Today is the 222th anniversary of the adoption of the United States Constitution. It is in light of this momentous historical event that I am writing on behalf of the Sunlight Foundation to ask that the GPO begin to immediately publish the legal treatise “The Constitution of the United States, Analysis and Interpretation” (The Constitution Annotated) online in XML.

The Constitution Annotated is the oldest continuously published treatise on the Constitution, containing analysis of nearly 8,000 U.S. Supreme Court cases. Prepared by the Library of Congress for nearly 100 years, it provides a wealth of resources to scholars and laypersons alike.

The Library of Congress now transmits this document to your office in XML format for publication, so GPO needs only to electronically publish that file. Moreover, the GPO should publish the treatise as it is updated, and not every two years, as is current practice.

Publishing The Constitution Annotated online without encoding it in XML is analogous to printing it without a table of contents, index, chapter breaks, or footnotes. As you know, XML is a standard for laying out data in a format that allows other computers to easily parse that data. Releasing this document in XML would allow the easy sharing of information between different kinds of computers, applications, and organizations, and provide a roadmap to the underlying data.

GPO’s publication of The Constitution Annotated in XML will further the agency’s mandate of making available government information to the public in a timely fashion. Here, GPO can provide a substantive and timely view of the Constitution’s enduring role in our democracy, and uphold the President’s pledge to increase accessibility to government information.

If you have any questions regarding this request, please feel free to contact me.

Sincerely,

Ellen S. Miller Executive Director

Updated: to add a “plus” sign

Categorized in:
Share This:
  • This is a great idea, Daniel. But really it *all* should be in XML. My thoughts are here.

  • Chris:

    “No, no, you’re confusing HTML/XHTML with XML. XHTML is only one specific type of XML (although a hugely popular one).”

    Actually, XHTML is an XML dialect, defined by a DTD. It was also put out to pasture about a year and a half ago. XHTML is dead; the future is HTML5, which also is an XML dialect. XHTML never again shall grace us with its mime type confusions.

    XML is the correct choice here. XHTML has been relegated to a historic footnote, and is over.

    “Publishing the document in whatever XML format it’s currently in (assuming it’s valid) XML would be the HUGE win”

    Er, that’s exactly what they said they were going to do. You told them they didn’t mean XML, they meant XHTML, but they should use XML instead.

    No, they meant XML.

    “That task can be handled by XSLT after the fact.”

    CSS is entirely adequate; browsers can display XML directly, and have been able to do so for quite some time. There is no need to involve transformations for a document which does not change except to be statically added to; it should merely be presented in its final form.

    Thomas Bruce:

    “That said, I am not sure what magic W3C would bring to the party, but I’m willing to be educated.”

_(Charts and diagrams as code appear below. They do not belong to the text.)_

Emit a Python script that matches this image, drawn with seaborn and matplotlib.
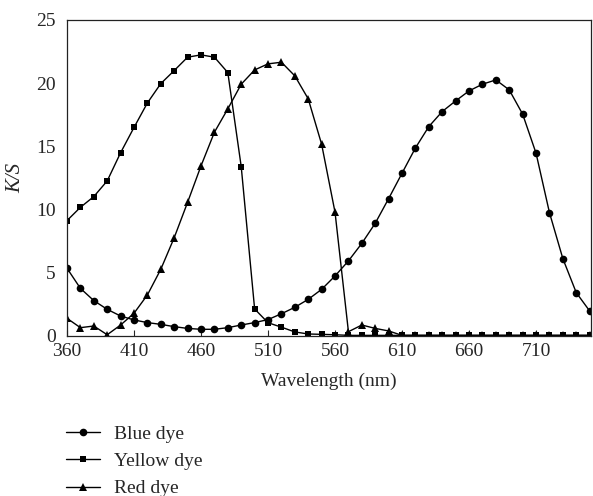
import matplotlib
matplotlib.use("Agg")
import matplotlib.pyplot as plt
import seaborn as sns
import pandas as pd

# | Data |--------------------------------------------------------------------------------------------------------------|
wavelength = list(range(360, 760, 10))

blue_dye = [5.36, 3.77, 2.80, 2.11, 1.58, 1.27, 1.06, 0.92, 0.74, 0.60,
            0.53, 0.53, 0.66, 0.87, 1.06, 1.30, 1.76, 2.27, 2.90, 3.69,
            4.75, 5.94, 7.33, 8.92, 10.87, 12.88, 14.88, 16.57, 17.76, 18.60,
            19.39, 19.92, 20.26, 19.47, 17.55, 14.46, 9.76, 6.12, 3.43, 1.98]

yellow_dye = [9.13, 10.18, 11.03, 12.27, 14.50, 16.50, 18.44, 19.97, 21.00, 22.06,
              22.24, 22.06, 20.84, 13.40, 2.14, 1.05, 0.70, 0.32, 0.16, 0.13,
              0.10, 0.05, 0.05, 0.05, 0.05, 0.05, 0.05, 0.05, 0.05, 0.05,
              0.05, 0.05, 0.05, 0.05, 0.05, 0.05, 0.05, 0.05, 0.05, 0.05]

red_dye = [1.40, 0.66, 0.79, 0.10, 0.87, 1.80, 3.25, 5.28, 7.78, 10.58,
           13.46, 16.12, 17.97, 19.92, 21.05, 21.53, 21.66, 20.58, 18.76, 15.17,
           9.79, 0.34, 0.87, 0.60, 0.40, 0.05, 0.05, 0.05, 0.05, 0.05,
           0.05, 0.05, 0.05, 0.05, 0.05, 0.05, 0.05, 0.05, 0.05, 0.05]

series_names = ["Blue dye", "Yellow dye", "Red dye"]
x_ticks = [360, 410, 460, 510, 560, 610, 660, 710]
y_ticks = [0, 5, 10, 15, 20, 25]
# |--------------------------------------------------------------------------------------------------------------------|

df = pd.DataFrame({
    "Wavelength": wavelength * 3,
    "KS": blue_dye + yellow_dye + red_dye,
    "Dye": [n for n in series_names for _ in wavelength],
})

sns.set_style("ticks")
plt.rcParams["font.family"] = ["Liberation Serif", "DejaVu Serif"]

fig = plt.figure(figsize=(5.93, 4.96), dpi=100)
ax = fig.add_axes([67 / 593, 1 - 336 / 496, (591 - 67) / 593, (336 - 20) / 496])

markers = {"Blue dye": "o", "Yellow dye": "s", "Red dye": "^"}
sizes = {"Blue dye": 5.5, "Yellow dye": 4.5, "Red dye": 5.5}
for name in series_names:
    sns.lineplot(data=df[df["Dye"] == name], x="Wavelength", y="KS", ax=ax,
                 color="black", linewidth=1.0, marker=markers[name],
                 markersize=sizes[name], markeredgewidth=0, label=name)

ax.set_xlim(360, 751)
ax.set_ylim(0, 25)
ax.set_xticks(x_ticks)
ax.set_yticks(y_ticks)
ax.tick_params(axis="x", direction="in", length=4, width=0.8, labelsize=14, pad=5)
ax.tick_params(axis="y", length=0, labelsize=14, pad=8)
for side in ["top", "right", "left", "bottom"]:
    ax.spines[side].set_visible(True)
    ax.spines[side].set_linewidth(0.9)
    ax.spines[side].set_color("#222222")

ax.set_xlabel("Wavelength (nm)", fontsize=14, labelpad=9)
ax.set_ylabel("K/S", fontsize=15, style="italic", labelpad=8)

ax.legend(loc="upper left", bbox_to_anchor=(0.112, 0.143), bbox_transform=fig.transFigure,
          frameon=False, fontsize=14, handlelength=1.75, handletextpad=0.7, labelspacing=0.5,
          borderaxespad=0, borderpad=0)

fig.savefig("out.png", dpi=100)
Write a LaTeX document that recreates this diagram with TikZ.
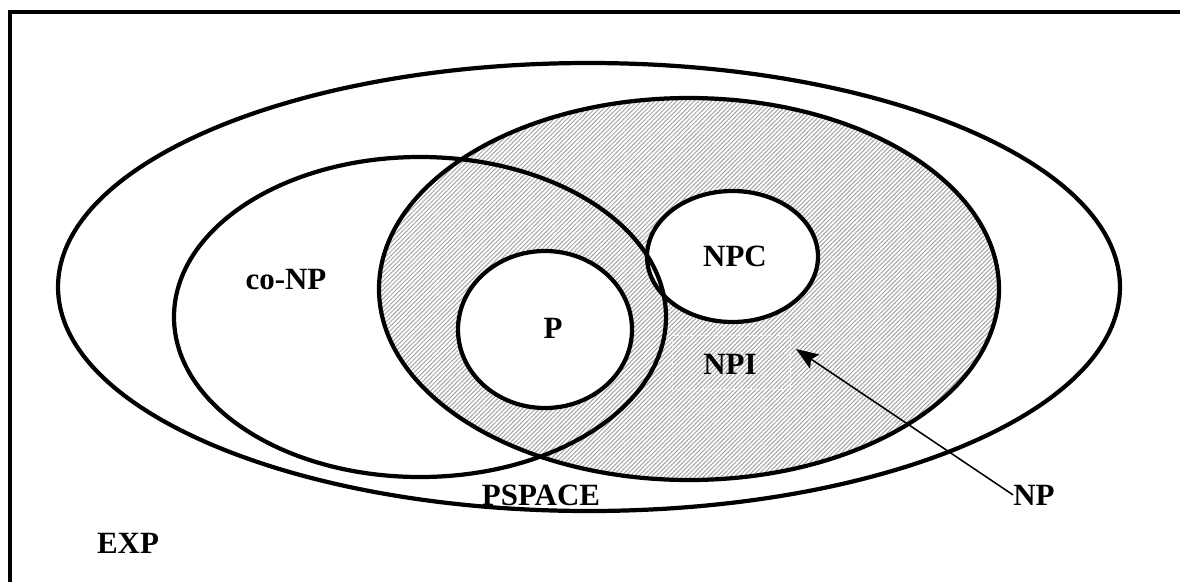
\documentclass[tikz,border=0pt]{standalone}
\usepackage{fontspec}
\setmainfont{Liberation Serif}
\usetikzlibrary{patterns.meta,arrows.meta}
\begin{document}
\begin{tikzpicture}[x=0.025cm,y=-0.025cm,
  setline/.style={line width=3pt},
  lab/.style={font=\fontsize{22}{26}\selectfont\bfseries, inner sep=0pt, anchor=base},
  hatch/.style={pattern={Lines[angle=45,distance=2.2pt,line width=0.75pt]}, pattern color=gray!70},
  bigtip/.tip={Stealth[length=16pt,width=12pt,inset=3pt]}]
\useasboundingbox (0,0) rectangle (1180,581);
\clip (0,0) rectangle (1180,581);
% frame
\draw[setline] (10,620) -- (10,12) -- (1220,12);
% NP hatched region
\fill[hatch] (689,289) ellipse [x radius=310, y radius=191];
\fill[white] (545,329.5) ellipse [x radius=87, y radius=78.5];
\fill[white] (732.5,256.5) ellipse [x radius=85.5, y radius=65.5];
% NPI faint box
\draw[white, dash pattern=on 1pt off 1pt, line width=0.6pt] (672,335) rectangle (790,389);
% outlines
\draw[setline] (589,287) ellipse [x radius=531, y radius=224];
\draw[setline] (420,317) ellipse [x radius=246, y radius=160];
\draw[setline] (689,289) ellipse [x radius=310, y radius=191];
\draw[setline] (545,329.5) ellipse [x radius=87, y radius=78.5];
\draw[setline] (732.5,256.5) ellipse [x radius=85.5, y radius=65.5];
% labels
\node[lab] (conp) at (286,289) {co-NP};
\node[lab] (p) at (553,338.5) {P};
\node[lab] (npc) at (735,266.5) {NPC};
\node[lab] (npi) at (730,374) {NPI};
\node[lab] (pspace) at (541,505.5) {PSPACE};
\node[lab] (exp) at (128,553) {EXP};
\node[lab, anchor=base west] (np) at (1013,505) {NP};
% arrow
\coordinate (tip) at (796,349);
\draw[line width=1.1pt, -bigtip] (np.west) -- (tip);
\end{tikzpicture}
\end{document}
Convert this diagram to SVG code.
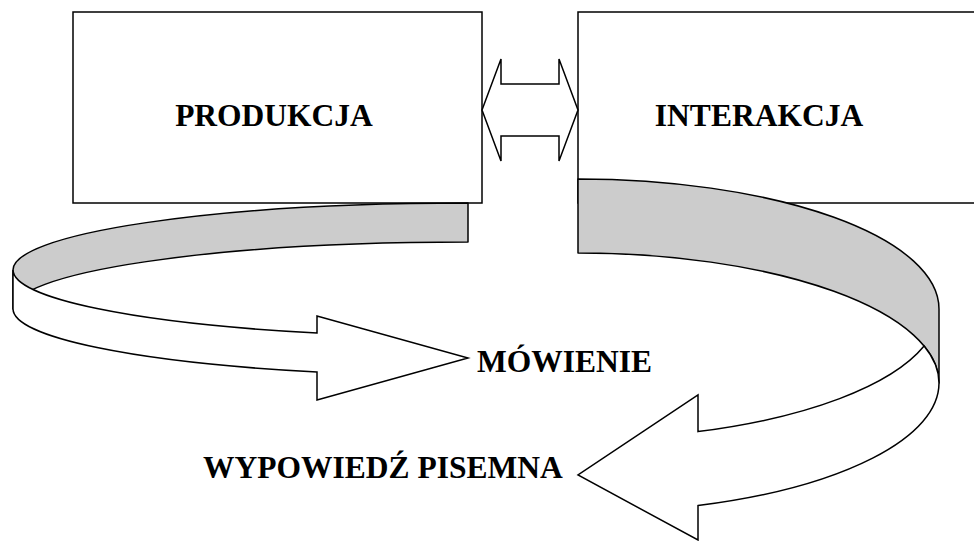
<svg xmlns="http://www.w3.org/2000/svg" width="974" height="541" viewBox="0 0 974 541">
  <style>
    .box { fill: #ffffff; stroke: #000000; stroke-width: 1.5; }
    .back { fill: #cccccc; stroke: #000000; stroke-width: 1.5; stroke-linejoin: round; }
    .front { fill: #ffffff; stroke: #000000; stroke-width: 1.5; stroke-linejoin: miter; }
    .label { font-family: "Liberation Serif", "Times New Roman", serif; font-weight: bold; font-size: 31.5px; fill: #000000; }
  </style>
  <rect width="974" height="541" fill="#ffffff"/>

  <g id="produkcja">
    <rect class="box" x="73" y="12" width="409" height="191"/>
    <text class="label" x="274" y="126" text-anchor="middle">PRODUKCJA</text>
  </g>

  <g id="interakcja">
    <rect class="box" x="578" y="12" width="430" height="191"/>
    <text class="label" x="759" y="126" text-anchor="middle">INTERAKCJA</text>
  </g>

  <g id="connectors">
    <!-- two-way block arrow between the boxes -->
    <polygon class="front" points="482,110 501,59 501,84 559,84 559,59 578,110 559,161 559,136 501,136 501,161"/>

    <!-- curved ribbon arrow from PRODUKCJA: inner (grey) side, then outer face with head -->
    <path class="back" d="M468,203 A455,67 0 0 0 13,270 L13,309 A455,67 0 0 1 468,242 Z"/>
    <path class="front" d="M13,270 A455,67 0 0 0 317,333 L317,316 L468,358 L317,400 L317,372 A455,67 0 0 1 13,309 Z"/>

    <!-- curved ribbon arrow from INTERAKCJA -->
    <path class="back" d="M578,179 A361,130 0 0 1 939,309 L939,383 A361,130 0 0 0 578,253 Z"/>
    <path class="front" d="M924.1,346 A361,130 0 0 1 698,431.6 L698,395 L578,475 L698,540 L698,505.6 A361,130 0 0 0 939,383 A361,130 0 0 0 924.1,346 Z"/>
  </g>

  <g id="mowienie">
    <text class="label" x="477" y="372">MÓWIENIE</text>
  </g>

  <g id="wypowiedz-pisemna">
    <text class="label" x="203" y="478">WYPOWIEDŹ PISEMNA</text>
  </g>
</svg>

    Deep standards knowledge, awareness of cross-technology interoperability issues and the sophistication that comes with experience in marking up difficult documents.

  • Why does the guvmint have to do the conversion? Have I.Q.’s sharply dropped in the last 56 years?

  • As Daniel kindly notes, we’ve had an online version of this for some time — and great difficulty in obtaining the updates via GPO. The original data was donated to us by CRS some years ago.

    The underlying format is, indeed, XML.

    Layering semantic-web technology atop this needs to be done with care and an eye toward the fact that in law and with respect to constitutional questions in particular there is almost no such thing as a neutral label, categorization, or identifier — at least in the eye of some beholders. One of the remarkable things about the CRS document is the objectivity and neutrality with which it approaches its subject. That will be difficult to maintain. And it is impossible to overstate the level of minutiae that some people will find significant — take, for example, all of the tax-resister arguments that adhere to things like the capitalization of the word “citizen”.

    That said, I am not sure what magic W3C would bring to the party, but I’m willing to be educated.

  • Applaud! Would like non-snailmail version of his address…

  • Chris

    No, no, you’re confusing HTML/XHTML with XML. XHTML is only one specific type of XML (although a hugely popular one). Publishing the document in whatever XML format it’s currently in (assuming it’s valid) XML would be the HUGE win. There’s no need for the GPO to do the additional step of converting it to XHTML/XML just so it looks nice in a web browser. That task can be handled by XSLT after the fact.

  • miles

    snap!

    As a librarian I think that is absolutely amazing. I would love to import this into a database and be able to map it out.

    The possibilities are endless. And yes I agree with John that advisory from W3C would be essential.

  • I agree with the sentiment.

    I hope the people implementing this will take the time to research existing doctypes before creating one, and make sure that at least one team member is well versed in web ontological technologies to the point of being a borderline zealot. The way this is implemented will need to be set in stone once complete, and it’s important that the doctype provide a broad set of underlying markup data to ensure maximum accessiblity and cross-referencability.

    It may be worth seeking advisory from the W3C. This is too important to be done lightly, and I’m sure a W3C staffer will recognize said importance and put the team in touch with the authors of the requisite specifications.

    Bravo, Robert Tapella and/or Ellen Miller: you’re doing a thing of such fundamental importance that few people will recognize the effect of your plan until long after it’s executed.

    Thank you, Mr. Schuman, for making this and similar things better known.